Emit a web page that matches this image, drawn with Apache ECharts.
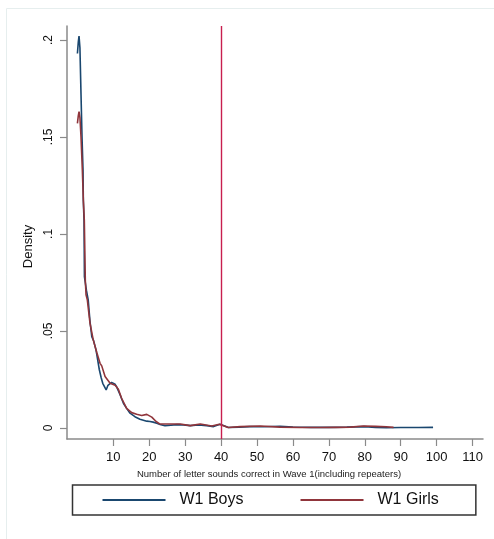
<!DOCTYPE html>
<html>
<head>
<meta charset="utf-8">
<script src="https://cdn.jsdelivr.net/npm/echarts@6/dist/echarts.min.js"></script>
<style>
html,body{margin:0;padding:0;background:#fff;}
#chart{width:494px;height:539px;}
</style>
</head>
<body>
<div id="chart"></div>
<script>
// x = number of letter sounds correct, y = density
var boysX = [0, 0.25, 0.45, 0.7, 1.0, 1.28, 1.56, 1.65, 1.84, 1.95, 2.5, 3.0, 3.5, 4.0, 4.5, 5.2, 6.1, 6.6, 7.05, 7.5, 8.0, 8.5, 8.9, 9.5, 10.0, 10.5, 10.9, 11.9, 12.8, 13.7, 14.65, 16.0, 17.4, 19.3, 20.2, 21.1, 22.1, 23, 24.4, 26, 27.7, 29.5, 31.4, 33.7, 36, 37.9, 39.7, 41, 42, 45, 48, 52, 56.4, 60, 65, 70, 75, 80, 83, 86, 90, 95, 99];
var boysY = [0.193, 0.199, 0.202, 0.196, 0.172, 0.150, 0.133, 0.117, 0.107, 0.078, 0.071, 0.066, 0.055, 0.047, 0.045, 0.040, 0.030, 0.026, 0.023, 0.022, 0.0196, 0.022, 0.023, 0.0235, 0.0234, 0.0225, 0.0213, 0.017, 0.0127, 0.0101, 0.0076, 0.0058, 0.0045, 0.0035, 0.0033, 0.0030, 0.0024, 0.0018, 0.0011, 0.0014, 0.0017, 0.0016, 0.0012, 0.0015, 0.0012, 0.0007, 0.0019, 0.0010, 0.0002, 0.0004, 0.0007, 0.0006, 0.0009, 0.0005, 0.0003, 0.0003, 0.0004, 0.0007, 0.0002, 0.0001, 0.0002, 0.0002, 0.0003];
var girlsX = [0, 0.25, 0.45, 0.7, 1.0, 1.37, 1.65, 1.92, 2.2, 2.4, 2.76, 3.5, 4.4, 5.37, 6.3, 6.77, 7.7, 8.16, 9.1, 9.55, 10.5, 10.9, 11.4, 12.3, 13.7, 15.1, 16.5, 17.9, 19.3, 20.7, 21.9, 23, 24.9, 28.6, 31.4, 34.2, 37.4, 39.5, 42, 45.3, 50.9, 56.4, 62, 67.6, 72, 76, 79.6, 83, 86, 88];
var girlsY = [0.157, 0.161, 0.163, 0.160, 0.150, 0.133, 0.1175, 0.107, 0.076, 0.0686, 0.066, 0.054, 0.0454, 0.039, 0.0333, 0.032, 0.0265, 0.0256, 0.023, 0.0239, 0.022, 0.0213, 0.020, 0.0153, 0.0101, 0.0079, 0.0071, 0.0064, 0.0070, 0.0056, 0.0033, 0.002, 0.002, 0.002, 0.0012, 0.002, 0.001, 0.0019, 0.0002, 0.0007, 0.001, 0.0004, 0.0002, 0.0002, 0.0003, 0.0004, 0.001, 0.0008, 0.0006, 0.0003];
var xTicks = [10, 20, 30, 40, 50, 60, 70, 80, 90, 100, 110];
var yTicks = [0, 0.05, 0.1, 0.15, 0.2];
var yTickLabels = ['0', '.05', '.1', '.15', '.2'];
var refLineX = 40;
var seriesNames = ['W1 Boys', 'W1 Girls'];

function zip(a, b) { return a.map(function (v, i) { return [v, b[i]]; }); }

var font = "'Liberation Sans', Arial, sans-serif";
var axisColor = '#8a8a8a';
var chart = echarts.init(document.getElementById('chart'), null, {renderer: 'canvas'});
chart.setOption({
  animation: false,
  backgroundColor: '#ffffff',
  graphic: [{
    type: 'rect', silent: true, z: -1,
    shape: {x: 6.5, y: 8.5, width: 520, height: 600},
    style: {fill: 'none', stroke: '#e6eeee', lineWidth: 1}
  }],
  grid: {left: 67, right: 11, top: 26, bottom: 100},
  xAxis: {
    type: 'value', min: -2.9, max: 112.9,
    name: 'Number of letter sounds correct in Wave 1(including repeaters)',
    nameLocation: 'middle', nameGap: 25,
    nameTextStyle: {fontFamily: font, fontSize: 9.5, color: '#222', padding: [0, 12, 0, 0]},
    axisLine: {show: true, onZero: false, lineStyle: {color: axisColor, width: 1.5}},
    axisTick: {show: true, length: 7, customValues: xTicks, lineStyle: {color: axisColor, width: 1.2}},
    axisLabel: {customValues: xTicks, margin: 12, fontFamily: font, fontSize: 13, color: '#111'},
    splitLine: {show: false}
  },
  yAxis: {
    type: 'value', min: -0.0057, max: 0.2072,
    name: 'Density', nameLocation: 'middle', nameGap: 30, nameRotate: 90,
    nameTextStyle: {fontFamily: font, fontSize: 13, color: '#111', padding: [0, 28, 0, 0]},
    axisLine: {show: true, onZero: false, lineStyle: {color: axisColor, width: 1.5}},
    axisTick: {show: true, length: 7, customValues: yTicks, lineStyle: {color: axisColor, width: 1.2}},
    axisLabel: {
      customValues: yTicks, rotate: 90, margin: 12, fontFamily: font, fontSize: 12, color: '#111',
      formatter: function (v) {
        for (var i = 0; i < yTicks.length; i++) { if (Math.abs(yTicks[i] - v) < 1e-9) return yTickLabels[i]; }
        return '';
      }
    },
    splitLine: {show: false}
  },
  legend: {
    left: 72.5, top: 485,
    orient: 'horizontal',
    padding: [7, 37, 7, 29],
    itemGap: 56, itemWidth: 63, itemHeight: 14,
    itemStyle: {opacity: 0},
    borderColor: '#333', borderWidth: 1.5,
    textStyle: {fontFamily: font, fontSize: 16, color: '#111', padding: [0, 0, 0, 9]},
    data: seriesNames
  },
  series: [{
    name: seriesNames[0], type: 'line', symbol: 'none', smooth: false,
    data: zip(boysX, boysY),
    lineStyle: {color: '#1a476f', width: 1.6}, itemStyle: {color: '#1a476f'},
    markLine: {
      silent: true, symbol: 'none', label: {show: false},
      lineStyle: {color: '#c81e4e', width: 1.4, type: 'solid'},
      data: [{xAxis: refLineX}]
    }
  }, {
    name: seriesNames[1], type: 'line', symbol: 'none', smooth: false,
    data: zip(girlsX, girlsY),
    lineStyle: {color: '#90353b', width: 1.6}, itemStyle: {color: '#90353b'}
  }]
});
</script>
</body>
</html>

========================================

◆ EXERCISE REQUIREMENTS: Return each line of the data, keeping its wording exact and omitting pictures.

◆ ANSWER FOR THE TASK:
Emit a web page that matches this image, drawn with Apache ECharts.
<!DOCTYPE html>
<html>
<head>
<meta charset="utf-8">
<script src="https://cdn.jsdelivr.net/npm/echarts@6/dist/echarts.min.js"></script>
<style>
html,body{margin:0;padding:0;background:#fff;}
#chart{width:494px;height:539px;}
</style>
</head>
<body>
<div id="chart"></div>
<script>
// x = number of letter sounds correct, y = density
var boysX = [0, 0.25, 0.45, 0.7, 1.0, 1.28, 1.56, 1.65, 1.84, 1.95, 2.5, 3.0, 3.5, 4.0, 4.5, 5.2, 6.1, 6.6, 7.05, 7.5, 8.0, 8.5, 8.9, 9.5, 10.0, 10.5, 10.9, 11.9, 12.8, 13.7, 14.65, 16.0, 17.4, 19.3, 20.2, 21.1, 22.1, 23, 24.4, 26, 27.7, 29.5, 31.4, 33.7, 36, 37.9, 39.7, 41, 42, 45, 48, 52, 56.4, 60, 65, 70, 75, 80, 83, 86, 90, 95, 99];
var boysY = [0.193, 0.199, 0.202, 0.196, 0.172, 0.150, 0.133, 0.117, 0.107, 0.078, 0.071, 0.066, 0.055, 0.047, 0.045, 0.040, 0.030, 0.026, 0.023, 0.022, 0.0196, 0.022, 0.023, 0.0235, 0.0234, 0.0225, 0.0213, 0.017, 0.0127, 0.0101, 0.0076, 0.0058, 0.0045, 0.0035, 0.0033, 0.0030, 0.0024, 0.0018, 0.0011, 0.0014, 0.0017, 0.0016, 0.0012, 0.0015, 0.0012, 0.0007, 0.0019, 0.0010, 0.0002, 0.0004, 0.0007, 0.0006, 0.0009, 0.0005, 0.0003, 0.0003, 0.0004, 0.0007, 0.0002, 0.0001, 0.0002, 0.0002, 0.0003];
var girlsX = [0, 0.25, 0.45, 0.7, 1.0, 1.37, 1.65, 1.92, 2.2, 2.4, 2.76, 3.5, 4.4, 5.37, 6.3, 6.77, 7.7, 8.16, 9.1, 9.55, 10.5, 10.9, 11.4, 12.3, 13.7, 15.1, 16.5, 17.9, 19.3, 20.7, 21.9, 23, 24.9, 28.6, 31.4, 34.2, 37.4, 39.5, 42, 45.3, 50.9, 56.4, 62, 67.6, 72, 76, 79.6, 83, 86, 88];
var girlsY = [0.157, 0.161, 0.163, 0.160, 0.150, 0.133, 0.1175, 0.107, 0.076, 0.0686, 0.066, 0.054, 0.0454, 0.039, 0.0333, 0.032, 0.0265, 0.0256, 0.023, 0.0239, 0.022, 0.0213, 0.020, 0.0153, 0.0101, 0.0079, 0.0071, 0.0064, 0.0070, 0.0056, 0.0033, 0.002, 0.002, 0.002, 0.0012, 0.002, 0.001, 0.0019, 0.0002, 0.0007, 0.001, 0.0004, 0.0002, 0.0002, 0.0003, 0.0004, 0.001, 0.0008, 0.0006, 0.0003];
var xTicks = [10, 20, 30, 40, 50, 60, 70, 80, 90, 100, 110];
var yTicks = [0, 0.05, 0.1, 0.15, 0.2];
var yTickLabels = ['0', '.05', '.1', '.15', '.2'];
var refLineX = 40;
var seriesNames = ['W1 Boys', 'W1 Girls'];

function zip(a, b) { return a.map(function (v, i) { return [v, b[i]]; }); }

var font = "'Liberation Sans', Arial, sans-serif";
var axisColor = '#8a8a8a';
var chart = echarts.init(document.getElementById('chart'), null, {renderer: 'canvas'});
chart.setOption({
  animation: false,
  backgroundColor: '#ffffff',
  graphic: [{
    type: 'rect', silent: true, z: -1,
    shape: {x: 6.5, y: 8.5, width: 520, height: 600},
    style: {fill: 'none', stroke: '#e6eeee', lineWidth: 1}
  }],
  grid: {left: 67, right: 11, top: 26, bottom: 100},
  xAxis: {
    type: 'value', min: -2.9, max: 112.9,
    name: 'Number of letter sounds correct in Wave 1(including repeaters)',
    nameLocation: 'middle', nameGap: 25,
    nameTextStyle: {fontFamily: font, fontSize: 9.5, color: '#222', padding: [0, 12, 0, 0]},
    axisLine: {show: true, onZero: false, lineStyle: {color: axisColor, width: 1.5}},
    axisTick: {show: true, length: 7, customValues: xTicks, lineStyle: {color: axisColor, width: 1.2}},
    axisLabel: {customValues: xTicks, margin: 12, fontFamily: font, fontSize: 13, color: '#111'},
    splitLine: {show: false}
  },
  yAxis: {
    type: 'value', min: -0.0057, max: 0.2072,
    name: 'Density', nameLocation: 'middle', nameGap: 30, nameRotate: 90,
    nameTextStyle: {fontFamily: font, fontSize: 13, color: '#111', padding: [0, 28, 0, 0]},
    axisLine: {show: true, onZero: false, lineStyle: {color: axisColor, width: 1.5}},
    axisTick: {show: true, length: 7, customValues: yTicks, lineStyle: {color: axisColor, width: 1.2}},
    axisLabel: {
      customValues: yTicks, rotate: 90, margin: 12, fontFamily: font, fontSize: 12, color: '#111',
      formatter: function (v) {
        for (var i = 0; i < yTicks.length; i++) { if (Math.abs(yTicks[i] - v) < 1e-9) return yTickLabels[i]; }
        return '';
      }
    },
    splitLine: {show: false}
  },
  legend: {
    left: 72.5, top: 485,
    orient: 'horizontal',
    padding: [7, 37, 7, 29],
    itemGap: 56, itemWidth: 63, itemHeight: 14,
    itemStyle: {opacity: 0},
    borderColor: '#333', borderWidth: 1.5,
    textStyle: {fontFamily: font, fontSize: 16, color: '#111', padding: [0, 0, 0, 9]},
    data: seriesNames
  },
  series: [{
    name: seriesNames[0], type: 'line', symbol: 'none', smooth: false,
    data: zip(boysX, boysY),
    lineStyle: {color: '#1a476f', width: 1.6}, itemStyle: {color: '#1a476f'},
    markLine: {
      silent: true, symbol: 'none', label: {show: false},
      lineStyle: {color: '#c81e4e', width: 1.4, type: 'solid'},
      data: [{xAxis: refLineX}]
    }
  }, {
    name: seriesNames[1], type: 'line', symbol: 'none', smooth: false,
    data: zip(girlsX, girlsY),
    lineStyle: {color: '#90353b', width: 1.6}, itemStyle: {color: '#90353b'}
  }]
});
</script>
</body>
</html>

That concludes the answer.